Monday, 7 November 2011

Odd abbreviation reveals spelling over phonetics?

It was my friend's birthday the other day so we met in a pub for lunch, which is the accepted correct way to celebrate a birthday. Another friend hadn't been to the pub before and an interesting misunderstanding ensued.

We were going to a place called LYH. It's a nice pub, though you wouldn't know it to look at it from the outside. It does good grub and nice beer. This particular friend not only hadn't been there before but hadn't even heard of it before. However, we have been several times to another pub, called Mr Lynch. (Also a nice pub, though different - less about the beer, more about the partying, but still good grub.) This friend thought that in my text message 'LYH' was an abbreviation for 'Lynch'. Don't panic folks, she realised in time and made it to the correct venue. But the question is, how did this misunderstanding occur?

I wouldn't have abbreviated that word anyway, as it happens, but if I did, I think it'd be to 'Lch' or something similar. It would have included the important sounds of the word, the initial and final consonants in this case. The particularly odd thing about abbreviating it to 'Lyh' would be that the last letter, the 'h', doesn't even represent a sound of the word 'Lynch'. In broad phonological transcription, the word is [lɪntʃ]. That last sound, the 't' and the long 's', together make the sound we write as 'ch'. At no point in saying the word 'Lynch' do you make the sound [h], which is the sound you make if you say 'huh'. This is evident if you try to say 'Lyh' as a word - doesn't sound good, does it? 

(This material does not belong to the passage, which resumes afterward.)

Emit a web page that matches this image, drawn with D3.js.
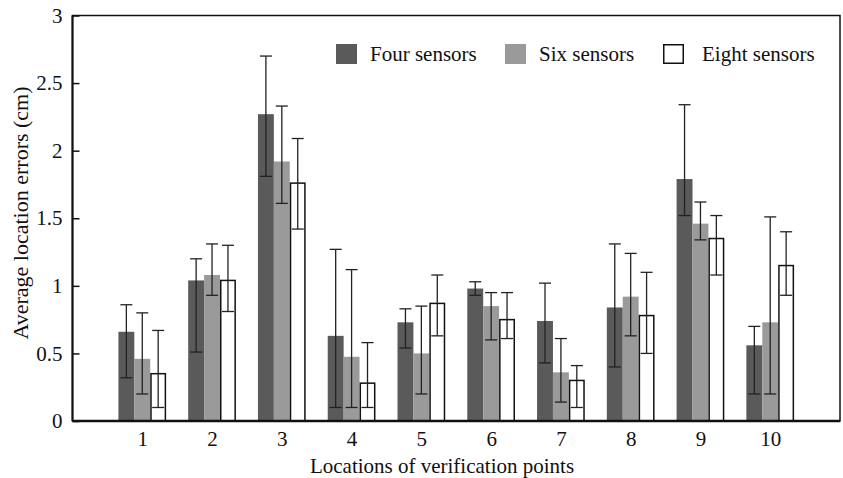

So it would have been a strange choice for me to abbreviate to if I was going off the sounds in the word. But this highlights the fact that in written communication we can dissociate ourselves from the sounds of words and refer only to the spelling. Some people do this more than others, I think, though I don't know what makes the difference. Perhaps those who read more do it more. You know sometimes on 'Come dine with me', the participants read an unfamiliar item on the menu, say it's 'taramasalata', and instead of reading out what's there, they instead guess a word they know, like 'tiramisu'? I think it's the opposite of that.